Geothermal serves base load in the Ometepe hybrid renewable system, cutting required solar, wind and storage capacity while lowering excess electricity.

A machine-rendered reading of the paper's core claim, the machinery that carries it, and where it could break.

The paper evaluates how capital costs of renewables affect the optimal mix and cost of energy for a fully renewable isolated power system on Ometepe island. It adapts the HOMER model to simulate pumped storage hydropower that uses the extinct volcano's crater lake as upper reservoir together with geothermal, wind and PV. When geothermal is included it meets base load, which shrinks the needed size of the other resources, reduces storage volume and cuts excess generation. Without geothermal the poor time complementarity between wind and solar forces solar and wind parks up to 6.5 times peak demand, which raises both cost of energy and wasted electricity.
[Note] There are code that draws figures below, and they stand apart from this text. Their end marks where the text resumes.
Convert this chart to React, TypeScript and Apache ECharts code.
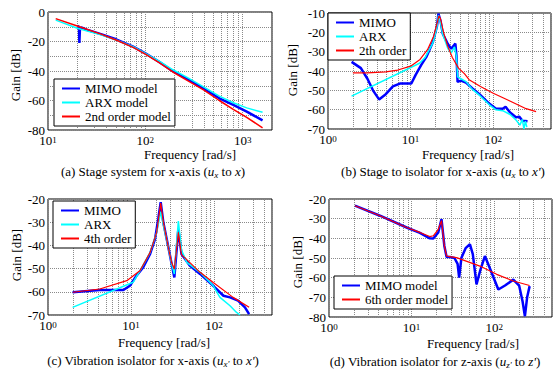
import React, { useEffect, useRef } from 'react';
import * as echarts from 'echarts';

const FONT = '"Liberation Serif", "Times New Roman", serif';

// ---------- (a) Stage system for x-axis ----------
const aFreqMimo = [20, 20.8, 21, 21.3, 22, 25, 35, 50, 75, 100, 140, 190, 280, 400, 575, 800, 1100, 1600];
const aGainMimo = [-9.5, -10, -21, -11, -10.5, -12, -15, -18.5, -23.5, -28, -34, -40, -46, -52, -58.5, -63, -67.5, -73.5];
const aFreqArx = [12, 20, 35, 50, 75, 100, 140, 190, 280, 400, 575, 800, 1100, 1600];
const aGainArx = [-5.5, -11, -15.5, -19, -23.5, -28, -33.5, -39, -45, -51, -57, -61.5, -65, -68];
const aFreqModel = [12, 20, 35, 50, 75, 100, 140, 190, 280, 400, 575, 800, 1100, 1600];
const aGainModel = [-4.5, -9.5, -15, -19, -24, -28.5, -34.5, -40.5, -47, -53, -60, -66, -71.5, -78.5];

// ---------- (b) Stage to isolator for x-axis ----------
const bFreqMimo = [1.93, 2.5, 3, 3.5, 4.15, 5, 6.1, 7.4, 10.2, 11.5, 13.4, 15.5, 18.6, 20.8, 21.7, 23, 24.5, 28.2, 31, 34.8, 36, 37, 40.6, 46.7, 56, 68, 90, 107, 130, 141, 160, 190, 206, 226, 260];
const bGainMimo = [-35.3, -38.5, -44, -50, -54.7, -52, -48, -46.5, -46.5, -42, -37, -32.7, -25, -17, -10.3, -14, -20.7, -26, -28.5, -25.8, -33, -45.6, -45, -46, -49, -52, -57, -59.4, -59.5, -58.5, -61.5, -64, -63.6, -65.7, -66];
const bFreqArx = [1.93, 12.8, 15, 18.6, 20.8, 21.7, 23, 24.5, 28.2, 31, 34, 36, 37, 40.6, 46.7, 56, 68, 90, 107, 130, 160, 190, 210, 225, 235, 245, 255];
const bGainArx = [-53, -36, -33, -25.5, -17.5, -11.2, -15, -21, -28.4, -30.6, -27.5, -33, -43, -44, -45.5, -49.5, -52.5, -57.5, -60, -60.5, -62.5, -65.5, -68, -65, -70, -66, -69];
const bFreqModel = [2, 3, 5, 7, 10, 13, 16, 19, 21, 22, 23, 25, 28, 32, 38, 45, 51, 70, 100, 150, 250, 330];
const bGainModel = [-41, -41, -40.5, -39.5, -37.5, -34, -29, -22, -15, -11.5, -13, -20, -27, -33, -38.5, -41.5, -44.5, -48, -51.5, -55, -59.5, -61];

// ---------- (c) Vibration isolator for x-axis ----------
const cFreqMimo = [1.98, 4.2, 8.1, 9.7, 11.7, 14, 17, 19.5, 21.3, 22.8, 24.5, 28.2, 30.9, 33.3, 37.2, 40.6, 51, 68, 98, 130, 156, 195, 236, 265];
const cGainMimo = [-60.2, -59.2, -59.2, -57.4, -53, -49.5, -43.7, -37.2, -28.6, -21.4, -30, -40.8, -48, -53.8, -33, -43.7, -48.7, -52.3, -57.4, -61.7, -62.4, -63.8, -66.7, -69.6];
const cFreqArx = [1.98, 10.6, 12.8, 17, 20.4, 22.8, 24.5, 28.2, 30.9, 33.3, 37.2, 40.6, 47, 68, 98, 118, 156, 187, 206];
const cGainArx = [-66.7, -55.9, -51, -43, -34.4, -25.5, -31, -41, -48, -52.3, -29.5, -42, -47.3, -51.6, -57.4, -62.4, -66, -68.9, -70];
const cFreqModel = [2, 4.2, 8.9, 12.8, 17, 20.4, 22.8, 24.5, 28.2, 30.9, 33.3, 37.2, 40.6, 68, 98, 170, 265];
const cGainModel = [-60.2, -58.8, -55.2, -50.9, -43, -34.4, -21.8, -30, -41, -47.5, -50.2, -34.4, -44, -51.6, -56, -62.4, -66.7];

// ---------- (d) Vibration isolator for z-axis ----------
const dFreqMimo = [2.06, 4.14, 8.7, 12.6, 16.6, 18.3, 21, 23, 24.9, 26.5, 29, 33, 36, 37.6, 40, 45, 50.8, 55, 61, 68, 77, 90, 112, 135, 170, 200, 220, 235, 250, 268];
const dGainMimo = [-23.4, -28.5, -34.5, -37.2, -40, -40.1, -37, -30.2, -43.9, -49.5, -49.5, -50, -53, -60, -50, -45, -43, -48, -63.4, -56, -49, -56, -66, -64, -61, -64, -72, -79.6, -70, -64.3];
const dFreqModel = [2.06, 4.14, 8.7, 12.6, 16.6, 18.3, 21, 23, 24.9, 26.5, 29, 35, 67, 107, 170, 268];
const dGainModel = [-23.4, -28.5, -34.5, -37, -39.1, -38.7, -35.5, -31, -43.9, -49, -49.3, -49.8, -54.1, -58.3, -61.7, -64];

// gridline positions (minor decades)
const minorA = [20, 30, 40, 50, 60, 70, 80, 90, 200, 300, 400, 500, 600, 700, 800, 900];
const minorB = [2, 3, 4, 5, 6, 7, 8, 9, 20, 30, 40, 50, 60, 70, 80, 90, 200, 300, 400];

const BLUE = '#0000ff';
const CYAN = '#00ffff';
const RED = '#ff0000';

function zip(f: number[], g: number[]) {
  return f.map((v, i) => [v, g[i]]);
}

function supFormatter(v: number) {
  const e = Math.log10(v);
  const r = Math.round(e);
  if (Math.abs(e - r) > 1e-6) return '';
  return `{b|10}{s|${r}}`;
}

export default function App() {
  const ref = useRef<HTMLDivElement>(null);
  useEffect(() => {
    document.body.style.margin = '0';
    const chart = echarts.init(ref.current!, undefined, { renderer: 'svg' });

    const grids = [
      { left: 48, top: 12, width: 224, height: 118 },
      { left: 328, top: 13, width: 223, height: 116 },
      { left: 48, top: 199, width: 224, height: 116 },
      { left: 329, top: 199, width: 223, height: 118 },
    ];
    const xRanges = [[10, 2000], [1, 500], [1, 500], [1, 500]];
    const yRanges = [[-80, 0, 20], [-70, -10, 10], [-70, -20, 10], [-80, -20, 10]];

    const xAxis = grids.map((_, i) => ({
      type: 'log',
      logBase: 10,
      gridIndex: i,
      min: xRanges[i][0],
      max: xRanges[i][1],
      axisLine: { show: false },
      axisTick: { show: false },
      splitLine: { show: true, lineStyle: { color: '#8a8a8a', type: 'dotted', width: 1 } },
      axisLabel: {
        margin: 5,
        formatter: supFormatter,
        rich: {
          b: { fontFamily: FONT, fontSize: 13, color: '#000', lineHeight: 12, verticalAlign: 'bottom' },
          s: { fontFamily: FONT, fontSize: 9, color: '#000', lineHeight: 7, verticalAlign: 'top' },
        },
      },
    }));
    const yAxis = grids.map((_, i) => ({
      type: 'value',
      gridIndex: i,
      min: yRanges[i][0],
      max: yRanges[i][1],
      interval: 10,
      axisLine: { show: false },
      axisTick: { show: false },
      splitLine: { show: true, lineStyle: { color: '#8a8a8a', type: 'dotted', width: 1 } },
      axisLabel: {
        margin: 3,
        fontFamily: FONT,
        fontSize: 13,
        lineHeight: 8,
        padding: [0, 0, 2, 0],
        color: '#000',
        formatter: (v: number) => (v % yRanges[i][2] === 0 ? String(v) : ''),
      },
    }));

    const minorLines = (idx: number, vals: number[]) => ({
      type: 'line',
      name: '',
      xAxisIndex: idx,
      yAxisIndex: idx,
      data: [],
      silent: true,
      markLine: {
        silent: true,
        symbol: ['none', 'none'],
        z: 1,
        label: { show: false },
        lineStyle: { color: '#8a8a8a', type: 'dotted', width: 1 },
        data: vals.map((v) => ({ xAxis: v })),
      },
    });

    const line = (idx: number, name: string, f: number[], g: number[], color: string, width: number) => ({
      type: 'line',
      name,
      xAxisIndex: idx,
      yAxisIndex: idx,
      data: zip(f, g),
      showSymbol: false,
      symbol: 'none',
      z: 3,
      lineStyle: { color, width },
      itemStyle: { color },
    });

    const series = [
      minorLines(0, minorA),
      minorLines(1, minorB),
      minorLines(2, minorB),
      minorLines(3, minorB),
      line(0, 'MIMO model', aFreqMimo, aGainMimo, BLUE, 2.5),
      line(0, 'ARX model', aFreqArx, aGainArx, CYAN, 1.5),
      line(0, '2nd order model', aFreqModel, aGainModel, RED, 1.5),
      line(1, 'MIMO', bFreqMimo, bGainMimo, BLUE, 2.5),
      line(1, 'ARX', bFreqArx, bGainArx, CYAN, 1.5),
      line(1, '2th order', bFreqModel, bGainModel, RED, 1.2),
      line(2, 'MIMO', cFreqMimo, cGainMimo, BLUE, 2.5),
      line(2, 'ARX', cFreqArx, cGainArx, CYAN, 1.5),
      line(2, '4th order', cFreqModel, cGainModel, RED, 1.2),
      line(3, 'MIMO model', dFreqMimo, dGainMimo, BLUE, 2.5),
      line(3, '6th order model', dFreqModel, dGainModel, RED, 1.2),
    ];

    const legendBase = {
      orient: 'vertical',
      backgroundColor: '#fff',
      borderColor: '#000',
      borderWidth: 1,
      borderRadius: 0,
      padding: [3, 4, 3, 7],
      itemWidth: 18,
      itemHeight: 10,
      itemGap: 1,
      selectedMode: false,
      itemStyle: { opacity: 0, borderWidth: 0 },
      textStyle: { fontFamily: FONT, fontSize: 13, color: '#000', lineHeight: 12 },
    };
    const legend = [
      { ...legendBase, left: 54, top: 79, data: ['MIMO model', 'ARX model', '2nd order model'] },
      { ...legendBase, left: 328, top: 13, data: ['MIMO', 'ARX', '2th order'] },
      { ...legendBase, left: 53, top: 201, data: ['MIMO', 'ARX', '4th order'] },
      { ...legendBase, left: 334, top: 276, data: ['MIMO model', '6th order model'] },
    ];

    const txt = (x: number, y: number, text: string, rotate = false) => ({
      type: 'text',
      x,
      y,
      rotation: rotate ? Math.PI / 2 : 0,
      style: { text, fill: '#000', fontFamily: FONT, fontSize: 13, lineHeight: 12, align: 'center', verticalAlign: 'middle' },
    });
    const capRich = {
      n: { fontFamily: FONT, fontSize: 13, color: '#000', lineHeight: 16, verticalAlign: 'middle' },
      i: { fontFamily: FONT, fontSize: 13, color: '#000', fontStyle: 'italic', lineHeight: 16, verticalAlign: 'middle' },
      sub: { fontFamily: FONT, fontSize: 9, color: '#000', fontStyle: 'italic', lineHeight: 10, verticalAlign: 'bottom' },
    };
    const cap = (x: number, y: number, text: string) => ({
      type: 'text',
      x,
      y,
      style: { text, rich: capRich, fill: '#000', fontFamily: FONT, fontSize: 13, align: 'center', verticalAlign: 'middle' },
    });

    const graphic = [
      txt(15, 75, 'Gain [dB]', true),
      txt(292, 70, 'Gain [dB]', true),
      txt(16, 255, 'Gain [dB]', true),
      txt(297, 262, 'Gain [dB]', true),
      txt(190, 154, 'Frequency [rad/s]'),
      txt(468, 154, 'Frequency [rad/s]'),
      txt(164, 342, 'Frequency [rad/s]'),
      txt(473, 343, 'Frequency [rad/s]'),
      cap(153, 171, '{n|(a) Stage system for x-axis (}{i|u}{sub|x}{n| to }{i|x}{n|)}'),
      cap(443, 171, '{n|(b) Stage to isolator for x-axis (}{i|u}{sub|x}{n| to }{i|x\'}{n|)}'),
      cap(153, 360, '{n|(c) Vibration isolator for x-axis (}{i|u}{sub|x\'}{n| to }{i|x\'}{n|)}'),
      cap(435, 361, '{n|(d) Vibration isolator for z-axis (}{i|u}{sub|z\'}{n| to }{i|z\'}{n|)}'),
    ];

    chart.setOption({
      animation: false,
      backgroundColor: '#fff',
      grid: grids.map((g) => ({ ...g, show: true, borderColor: '#000', borderWidth: 1, backgroundColor: 'transparent', containLabel: false })),
      xAxis,
      yAxis,
      legend,
      series,
      graphic,
    });
    return () => chart.dispose();
  }, []);
  return <div ref={ref} style={{ width: 560, height: 372 }} />;
}
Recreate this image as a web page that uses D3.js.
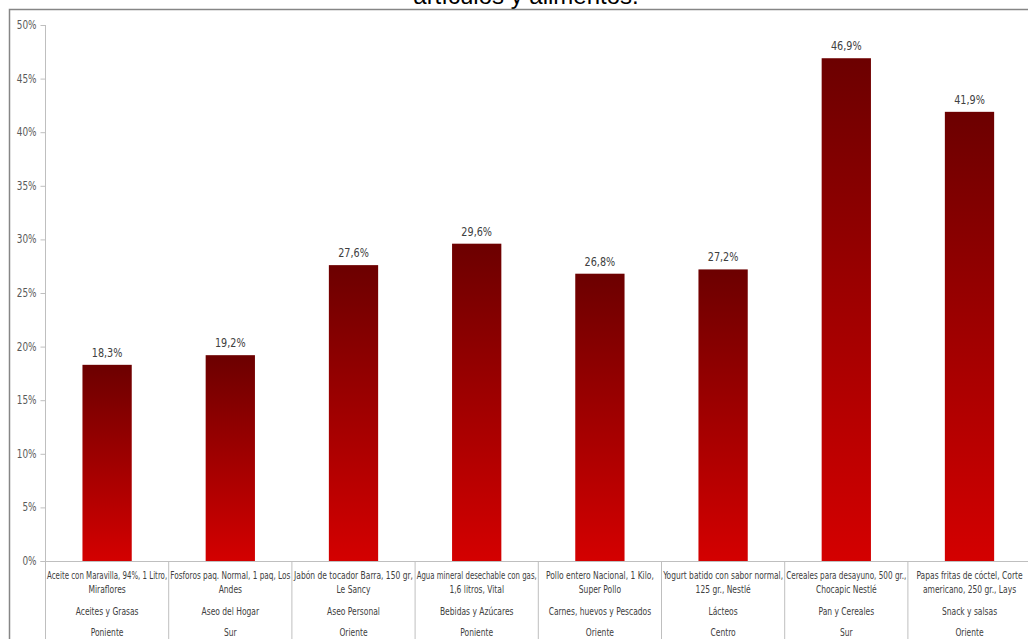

The configurations show that economic parameters of the technologies matter at least as much as the raw resource data.

Core claim

When geothermal is considered, this technology is able to serve the base load of the system, reducing the required installed capacity of other resources, as well as decreasing the storage requirements and excess electricity production. When the geothermal option is not included, the low complementarity in time of the other variable resources increases the required size of the solar and wind parks, amounting to up to 6.5 times the peak power, consequently rising the cost of energy and excess electricity production. The different system configuration results demonstrated that economic aspects of renewable generation are at least as important as the natural resources availability.

What carries the argument

Adapted HOMER model that adds pumped-storage hydropower (crater lake as upper reservoir) and geothermal plants to optimize the hybrid renewable configuration and cost of energy.

If this is right

  • Geothermal serving base load reduces installed capacity needed from solar, wind and storage.
  • Storage volume and excess electricity both fall when geothermal is present.
  • Without geothermal, solar and wind must be sized up to 6.5 times peak power due to low time complementarity.
  • Cost of energy rises when geothermal is omitted.
  • Economic parameters of the technologies are as decisive for the optimal mix as the physical resource availability.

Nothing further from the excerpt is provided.